How do we screen bugs? We write tests. But tests don't cover 100% of execution paths, and tests never cover 100% of program inputs. More than that, even a test covers a faulty execution path – it still can pass. It's undefined behavior after all, an uninitialized variable can have a somewhat valid value.

But in addition to our tests, we have the compilers which can write something like 0xCDCDCDCD to uninitialized variables. This slightly improves detection rate of the tests.
Even better – there are tools like Address Sanitizer, which will catch all the reads of uninitialized memory bytes.

And finally there are static analyzers, which can look at the program and tell that there is a read-before-set on that execution path.

So we have many powerful tools, but if we initialize the variable – sanitizers find nothing.

int bytes_read = 0;
my_read(buffer, &bytes_read); // err_t my_read(buffer_t, int*);
// bytes_read is not changed on read error.
// It's a bug of "my_read", but detection is suppressed by initialization.
buffer.shrink(bytes_read); // Uninitialized bytes_read could be detected here.

// Another bug: use empty buffer after read error.
use(buffer);

There is another rule – if program execution encounters a bug, program should die as soon as possible. No need to keep it alive, just crash, write a crashdump, give it to the engineers for investigation.
Initializing variables unnecessarily does the opposite – program is being kept alive, when it would already get a segmentation fault otherwise.

Best Answer

Your reasoning goes wrong on several accounts:

  1. Segmentation faults are far from certain to occur. Using an uninitialized variable results in undefined behaviour. Segmentation faults are one way that such behaviour can manifest itself, but appearing to run normal is just as likely.
  2. Compilers never fill the uninitialized memory with a defined pattern (like 0xCD). This is something that some debuggers do to assist you in finding places where uninitialized variables get used. If you run such a program outside a debugger, then the variable will contain completely random garbage. It is equally likely that a counter like the bytes_read has the value 10 as that it has the value 0xcdcdcdcd.
  3. Even if you are running in a debugger that sets the uninitialized memory to a fixed pattern, they only do so at startup. This means that this mechanism only works reliably for static (and possibly heap-allocated) variables. For automatic variables, which get allocated on the stack or live only in a register, the chances are high that the variable is stored in a location that was used before, so the tell-tale memory pattern has already been overwritten.
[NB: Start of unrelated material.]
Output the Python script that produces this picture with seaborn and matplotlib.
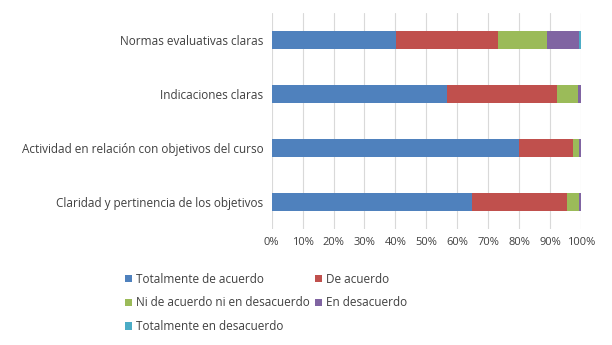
import matplotlib
matplotlib.use("Agg")
import matplotlib.pyplot as plt
from matplotlib.patches import Patch
from matplotlib.ticker import PercentFormatter
import numpy as np
import pandas as pd
import seaborn as sns

categories = ["Normas evaluativas claras",
              "Indicaciones claras",
              "Actividad en relación con objetivos del curso",
              "Claridad y pertinencia de los objetivos"]
series_names = ["Totalmente de acuerdo", "De acuerdo",
                "Ni de acuerdo ni en desacuerdo", "En desacuerdo",
                "Totalmente en desacuerdo"]
totalmente_de_acuerdo = [40.2, 56.8, 80.1, 64.7]
de_acuerdo = [33.1, 35.4, 17.3, 30.7]
ni_ni = [15.7, 7.0, 2.1, 3.9]
en_desacuerdo = [10.5, 0.8, 0.5, 0.7]
totalmente_en_desacuerdo = [0.5, 0.0, 0.0, 0.0]
colors = ["#4F81BD", "#C0504D", "#9BBB59", "#8064A2", "#4BACC6"]

series = [totalmente_de_acuerdo, de_acuerdo, ni_ni, en_desacuerdo, totalmente_en_desacuerdo]
cum = np.cumsum(np.array(series), axis=0)

sns.set_theme(style="white")
plt.rcParams["font.family"] = ["Open Sans", "DejaVu Sans"]

fig = plt.figure(figsize=(6.12, 3.45), dpi=100)
ax = fig.add_axes([0.444, 0.336, 0.505, 0.626])

for i in range(len(series) - 1, -1, -1):
    df = pd.DataFrame({"cat": categories, "val": cum[i]})
    sns.barplot(data=df, x="val", y="cat", orient="h", color=colors[i],
                width=0.34, saturation=1, ax=ax, linewidth=0)

ax.set_xlim(0, 100)
ax.set_ylim(3.5, -0.5)
ax.set_xticks(np.arange(0, 101, 10))
ax.xaxis.set_major_formatter(PercentFormatter(decimals=0))
ax.set_xlabel("")
ax.set_ylabel("")
ax.grid(axis="x", color="#D9D9D9", linewidth=0.8)
ax.set_axisbelow(True)
for s in ax.spines.values():
    s.set_visible(False)
ax.tick_params(axis="y", length=0, labelsize=8.5, colors="#404040", pad=6)
ax.tick_params(axis="x", length=0, labelsize=8, colors="#404040", pad=6)

handles = [Patch(facecolor=c, edgecolor="none") for c in colors]
order = [0, 2, 4, 1, 3]
fig.legend([handles[k] for k in order], [series_names[k] for k in order],
           loc="upper left", bbox_to_anchor=(0.187, 0.24), ncol=2, frameon=False,
           fontsize=8.5, handlelength=0.6, handleheight=0.6, handletextpad=0.3,
           columnspacing=0.5, labelspacing=0.9, labelcolor="#404040")

fig.savefig("out.png", dpi=100)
The idea behind the guidance to always initialize variables is to enable these two situations

  1. The variable contains a useful value right from the very beginning of its existence. If you combine that with the guidance to declare a variable only once you need it, you can avoid future maintenance programmers falling in the trap of starting to use a variable between its declaration and the first assignment, where the variable would exist but be uninitialized.

  2. The variable contains a defined value that you can test for later, to tell if a function like my_read has updated the value. Without initialization, you can't tell if bytes_read actually has a valid value, because you can't know what value it started with.